Ostatni dzień obrad, podczas setnego posiedzenia Sejmu, był dniem przyjęcia ostatniej ustawy nad którą pracował poseł Adam Szejnfeld, przewodniczący sejmowej Komisji Przyjazne Państwo. Była to ustawa o redukcji niektórych obowiązków obywateli i przedsiębiorców, tzw. ustawa deregulacyjna II.
Ustawa ta jest dobrym końcowym akcentem mojej pracy w obecnej kadencji, ale najbardziej się cieszę, iż spośród prawie 40 ustaw mojego „Pakietu na rzecz przedsiębiorczości” tylko 3 nie zostały uchwalone. To znakomity wynik, jeśli chodzi o legislacje w naszym kraju. Będę starał się o nie walczyć w następnej kadencji. Wszak mam dowody, że warto, np. ustawa o odpowiedzialności urzędniczej, dzięki mojej determinacji i uporowi została uchwalona po 7 latach. Życie więc pokazuje, że nie wolno się poddawać – mówi poseł Adam Szejnfeld.

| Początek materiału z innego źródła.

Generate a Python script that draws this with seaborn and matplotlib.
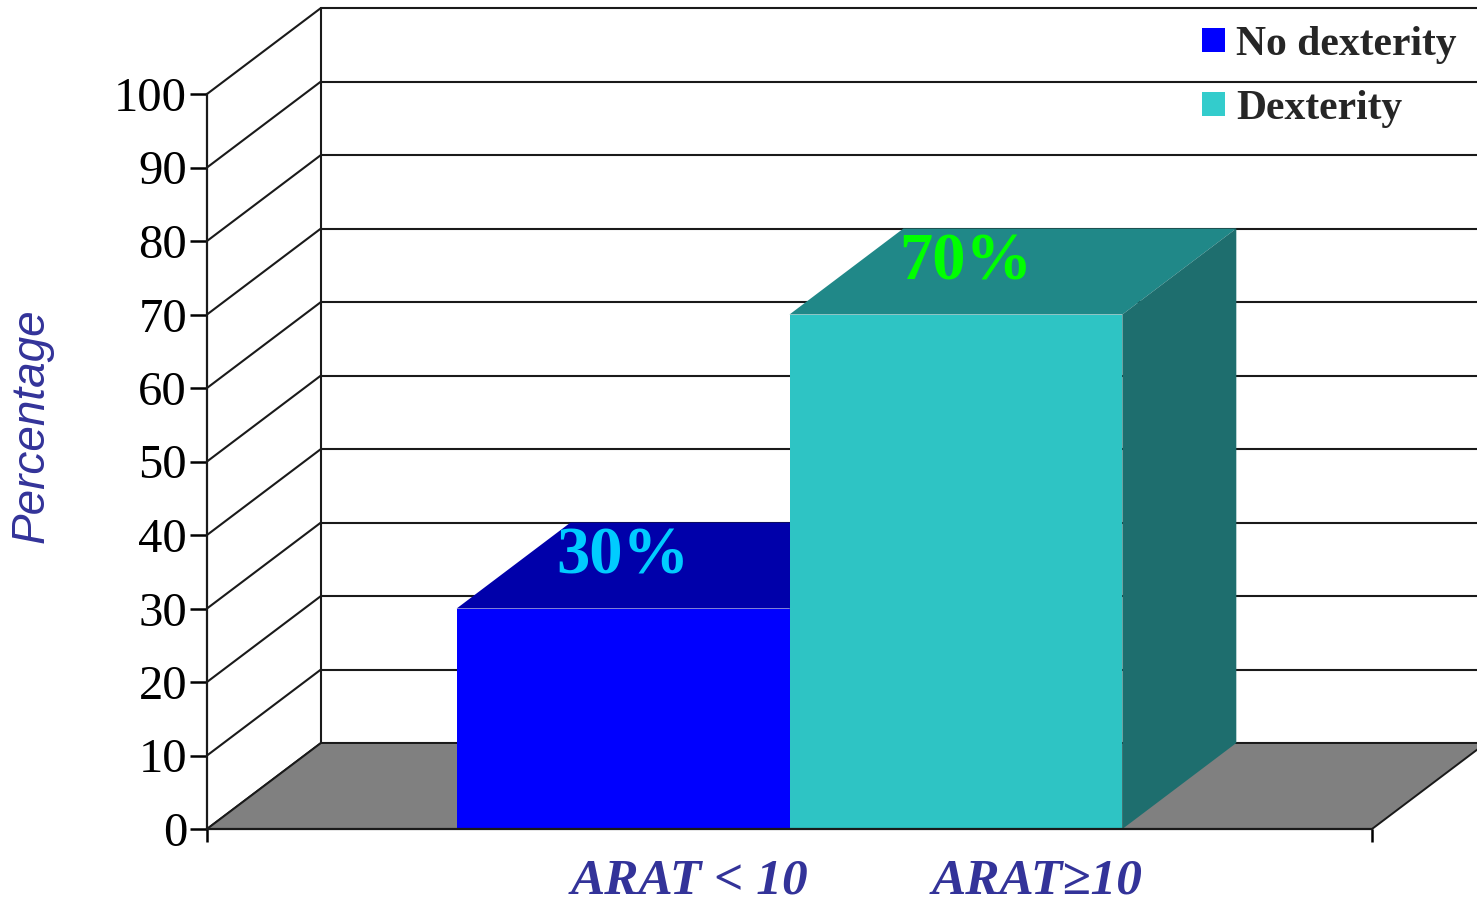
import matplotlib
matplotlib.use("Agg")
import matplotlib.pyplot as plt
from matplotlib.patches import Patch, Polygon
import pandas as pd
import seaborn as sns

groups = ["ARAT < 10", "ARAT≥10"]
series_names = ["No dexterity", "Dexterity"]
percentages = [30, 70]
y_ticks = [0, 10, 20, 30, 40, 50, 60, 70, 80, 90, 100]

FRONT_COLORS = ["#0000FF", "#2EC4C4"]
TOP_COLORS = ["#0000AA", "#208888"]
SIDE_COLORS = ["#00007F", "#1E6E6E"]
LEGEND_COLORS = ["#0000FF", "#33CCCC"]
LABEL_COLORS = ["#00CCFF", "#00FF00"]
INK = "#1a1a1a"
NAVY = "#333399"

sns.set_style("white")
plt.rcParams["font.family"] = ["Liberation Serif", "DejaVu Serif"]

W, H = 1477, 906
fig = plt.figure(figsize=(W / 100, H / 100), dpi=100)
ax = fig.add_axes([207 / W, 1 - 829 / H, (1372 - 207) / W, (829 - 94) / H])

table = pd.DataFrame({"group": groups, "value": percentages, "series": series_names})
sns.barplot(data=table, x="group", y="value", hue="series", hue_order=series_names,
            palette=FRONT_COLORS, saturation=1, width=1, dodge=False, legend=False,
            linewidth=0, ax=ax)

xmin, xmax = -1.25, 2.25
ax.set_xlim(xmin, xmax)
ax.set_ylim(0, 100)

# Oblique depth of the box, in data units
DX, DY = 114 / 333, 86 / 7.35

for i, bar in enumerate(p for p in ax.patches if p.get_height() > 0):
    bar.set_zorder(5 + i)
    x0, x1, v = bar.get_x(), bar.get_x() + bar.get_width(), bar.get_height()
    ax.add_patch(Polygon([(x0, v), (x0 + DX, v + DY), (x1 + DX, v + DY), (x1, v)],
                         closed=True, fc=TOP_COLORS[i], ec="none", zorder=3 + i, clip_on=False))
    ax.add_patch(Polygon([(x1, 0), (x1 + DX, DY), (x1 + DX, v + DY), (x1, v)],
                         closed=True, fc=SIDE_COLORS[i], ec="none", zorder=3 + i, clip_on=False))

# Floor
ax.add_patch(Polygon([(xmin, 0), (xmin + DX, DY), (xmax + DX, DY), (xmax, 0)],
                     closed=True, fc="#808080", ec=INK, lw=1.4, zorder=1.5, clip_on=False))

# Side and back walls
for t in y_ticks:
    ax.plot([xmin, xmin + DX], [t, t + DY], color=INK, lw=1.5, zorder=1, clip_on=False)
    ax.plot([xmin + DX, xmax + DX], [t + DY, t + DY], color=INK, lw=1.5, zorder=1, clip_on=False)
ax.plot([xmin + DX, xmin + DX], [DY, 100 + DY], color=INK, lw=1.5, zorder=1, clip_on=False)

# Axes
for side in ("top", "right"):
    ax.spines[side].set_visible(False)
for side in ("left", "bottom"):
    ax.spines[side].set_linewidth(1.6)
    ax.spines[side].set_color(INK)
    ax.spines[side].set_zorder(8)
ax.set_yticks(y_ticks)
ax.set_xticks([xmin, xmax], ["", ""])
ax.tick_params(axis="y", length=12, width=1.8, color="black", left=True, pad=20 / 1.39 - 12,
               labelsize=35, labelcolor="black")
ax.tick_params(axis="x", length=9, width=1.8, color="black", bottom=True)
ax.set_xlabel("")
ax.set_ylabel("")

fig.text(32 / W, 1 - 426 / H, "Percentage", rotation=90, ha="center", va="center",
         family="Liberation Sans", style="italic", color=NAVY, fontsize=33)

# Category captions under the floor
caption_x = [690, 1037]
for name, cx in zip(groups, caption_x):
    fig.text(cx / W, 1 - 882 / H, name, ha="center", va="center", style="italic",
             weight="bold", color=NAVY, fontsize=37)

# Value labels on the bar tops
for i, v in enumerate(percentages):
    ax.text(i + 0.03 * i, v + 7, f"{v}%", ha="center", va="center", color=LABEL_COLORS[i],
            weight="bold", fontsize=48, zorder=10)

handles = [Patch(fc=c, ec="none") for c in LEGEND_COLORS]
fig.legend(handles, series_names, loc="upper left", bbox_to_anchor=(1202 / W, 1 - 26 / H),
           borderaxespad=0, borderpad=0, frameon=False, prop={"weight": "bold", "size": 30},
           handlelength=0.55, handleheight=0.5, handletextpad=0.27, labelspacing=0.62)

fig.savefig("out.png", dpi=100)
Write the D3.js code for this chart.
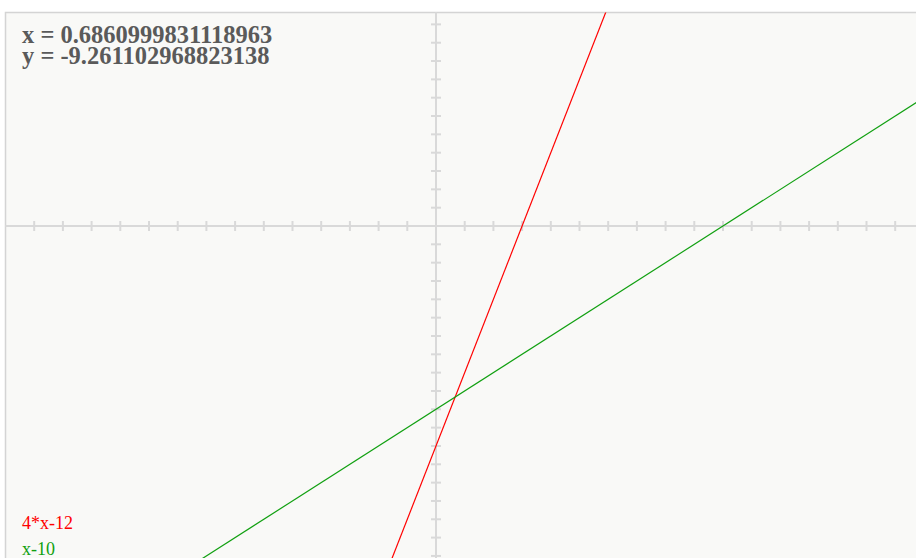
<!DOCTYPE html>
<html>
<head>
<meta charset="utf-8">
<script src="https://cdn.jsdelivr.net/npm/d3@7"></script>
<style>
  body { margin: 0; background: #fff; }
  svg { display: block; }
</style>
</head>
<body>
<div id="svg-container"></div>
<script>
// plotted expressions: y = slope * x + intercept
const exprLabels = ['4*x-12', 'x-10'];
const slopes = [4, 1];
const intercepts = [-12, -10];
const lineColors = ['#ff0000', '#11a011'];

// cursor readout shown in the corner
const readout = ['x = 0.6860999831118963', 'y = -9.261102968823138'];

// tick values (one per unit)
const xTicks = d3.range(-14, 17).filter(v => v !== 0);
const yTicks = d3.range(-18, 12).filter(v => v !== 0);

const w = 916;
const h = 558;
const plotLeft = 5.5;
const plotTop = 12.5;

const svg = d3.select('#svg-container')
  .append('svg')
  .attr('width', w)
  .attr('height', h);

const xScale = d3.scaleLinear()
  .domain([-15, 17])
  .range([plotLeft, plotLeft + 32 * 28.7]);
const yScale = d3.scaleLinear()
  .domain([-18.5, 11.65])
  .range([226 + 18.5 * 18.33, 226 - 11.65 * 18.33]);

svg.append('rect')
  .attr('x', plotLeft)
  .attr('y', plotTop)
  .attr('width', w + 20)
  .attr('height', h + 20)
  .attr('fill', '#f9f9f7')
  .attr('stroke', '#d4d4d4')
  .attr('stroke-width', 1.5);

const axisColor = '#d9d9d9';
// x axis
svg.append('line')
  .attr('x1', plotLeft).attr('x2', w)
  .attr('y1', yScale(0)).attr('y2', yScale(0))
  .attr('stroke', axisColor).attr('stroke-width', 2);
svg.append('g').selectAll('line')
  .data(xTicks)
  .enter()
  .append('line')
  .attr('x1', d => xScale(d)).attr('x2', d => xScale(d))
  .attr('y1', yScale(0) - 5).attr('y2', yScale(0) + 5)
  .attr('stroke', axisColor).attr('stroke-width', 2);
// y axis
svg.append('line')
  .attr('x1', xScale(0)).attr('x2', xScale(0))
  .attr('y1', plotTop).attr('y2', h)
  .attr('stroke', axisColor).attr('stroke-width', 2);
svg.append('g').selectAll('line')
  .data(yTicks)
  .enter()
  .append('line')
  .attr('x1', xScale(0) - 5).attr('x2', xScale(0) + 5)
  .attr('y1', d => yScale(d)).attr('y2', d => yScale(d))
  .attr('stroke', axisColor).attr('stroke-width', 2);

// function lines
const [x0, x1] = xScale.domain();
const line = d3.line().x(d => xScale(d[0])).y(d => yScale(d[1]));
svg.append('clipPath').attr('id', 'plot-clip')
  .append('rect')
  .attr('x', plotLeft).attr('y', plotTop)
  .attr('width', w).attr('height', h);
svg.append('g')
  .attr('clip-path', 'url(#plot-clip)')
  .selectAll('path')
  .data(slopes)
  .enter()
  .append('path')
  .attr('d', (m, i) => line([[x0, m * x0 + intercepts[i]], [x1, m * x1 + intercepts[i]]]))
  .attr('fill', 'none')
  .attr('stroke', (m, i) => lineColors[i])
  .attr('stroke-width', 1.2);

// readout
svg.append('g')
  .selectAll('text')
  .data(readout)
  .enter()
  .append('text')
  .attr('x', 22)
  .attr('y', (d, i) => 43 + i * 21)
  .attr('font-family', '"Liberation Serif", serif')
  .attr('font-size', 24.5)
  .attr('font-weight', 'bold')
  .attr('fill', '#5a5a5a')
  .text(d => d);

// legend
svg.append('g')
  .selectAll('text')
  .data(exprLabels)
  .enter()
  .append('text')
  .attr('x', 22)
  .attr('y', (d, i) => 528.5 + i * 26.5)
  .attr('font-family', '"Liberation Serif", serif')
  .attr('font-size', 18)
  .attr('fill', (d, i) => lineColors[i])
  .text(d => d);
</script>
</body>
</html>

Druga ustawa deregulacyjna niesie za sobą szereg kolejnych udogodnień dla obywateli, m.in. wydłużenie terminu wykorzystania zaległego urlopu wypoczynkowego pracowników z 31 marca do 30 września roku następnego, zniesienie asymetrii praw i obowiązków obywateli i urzędników w zakresie spraw dotyczących ZUS i KRUS oraz umożliwienie wszystkim zainteresowanym występowania do Ministra Finansów o dokonanie ogólnej interpretacji podatkowej w przypadku stwierdzenia rozbieżności w zakresie niejednolitego stosowania prawa podatkowego. Komisja Przyjazne Państwo zaproponowała także, a parlament to przyjął, rozszerzenie projektu ustawy o przedłużenie zwolnienia niektórych podmiotów od akcyzy na węgiel kamienny, węgiel brunatny i koks przeznaczane na cele grzewcze. Wejście w życie tych przepisów utrzyma obowiązujące zasady zmniejszając cenę węgla i koksu, a co za tym idzie także energii elektrycznej.